Zum Abschluss dieses Arbeitsteils, meist gegen 13 Uhr begleitet Gänswein den Papst zurück zum Gästehaus Santa Marta – und dort übernehmen die Privatsekretäre. Sie nehmen mit Franziskus zusammen das Mittagessen ein, bevor dieser sich zu einer rund einstündigen Siesta zurückzieht.
Danach beginnt der private Arbeitsteil des Papstes. Er studiert Akten über Erlasse oder Bischofsernennungen, arbeitet an Reden, Botschaften und größeren Texten, liest die Berichte der Nuntien aus der Weltkirche.
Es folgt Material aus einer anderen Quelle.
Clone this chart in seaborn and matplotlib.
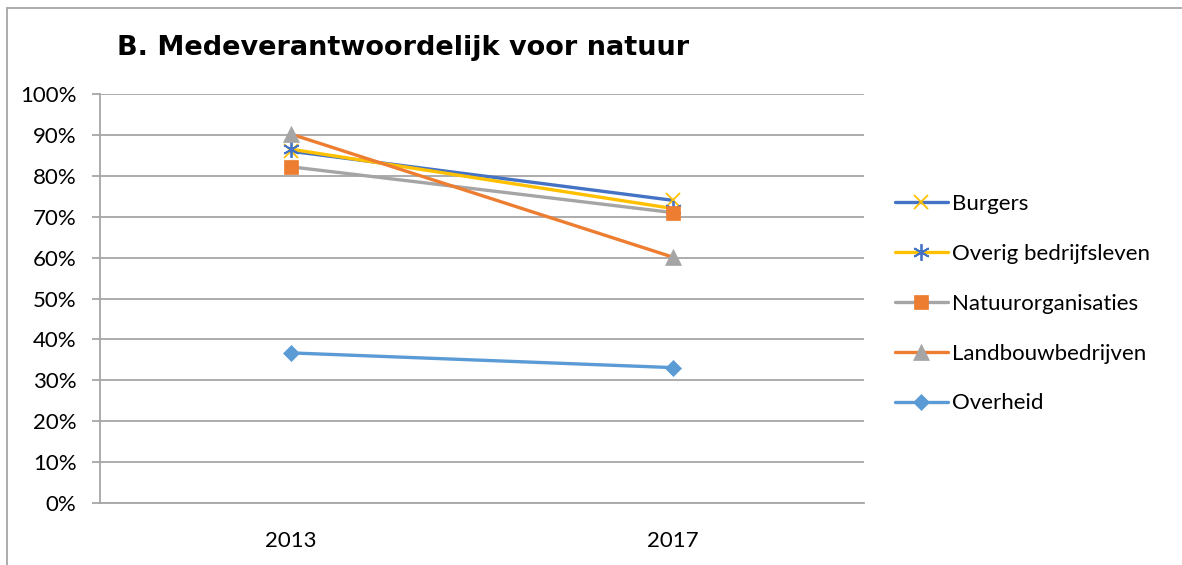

Er telefoniert mit alten Freunden und Beratern und er empfängt Gäste. Diesen Arbeitsteil plant er mit Unterstützung seiner beiden Privatsekretäre, zum beachtlichen Teil aber auch selbst. Gesprächspartner sind dann Chefs von Kurienbehörden, mit denen er sich ausführlicher beraten will, aber auch Leiter von geistlichen Gemeinschaften. Mitunter gibt er auch Interviews für Journalisten. Zudem verrichtet er die liturgischen Stundengebete, die Vesper oder die Komplet.
Recht früh begibt er sich zum Abendessen in den Speisesaal. Außer den Sekretären isst er dann mitunter gemeinsam mit Gästen, mit Freunden oder älteren Kurienkardinälen. Gelegentlich zieht er sich dazu auch in einem abgetrennten, nicht einsehbaren Bereich zurück. Danach widmet er sich nochmals seiner Arbeit, den Akten, und dem Gebet. Meist schon gegen 22 Uhr begibt Franziskus sich dann zur Ruhe. Danach sind die Fenster der Suite 201 dunkel.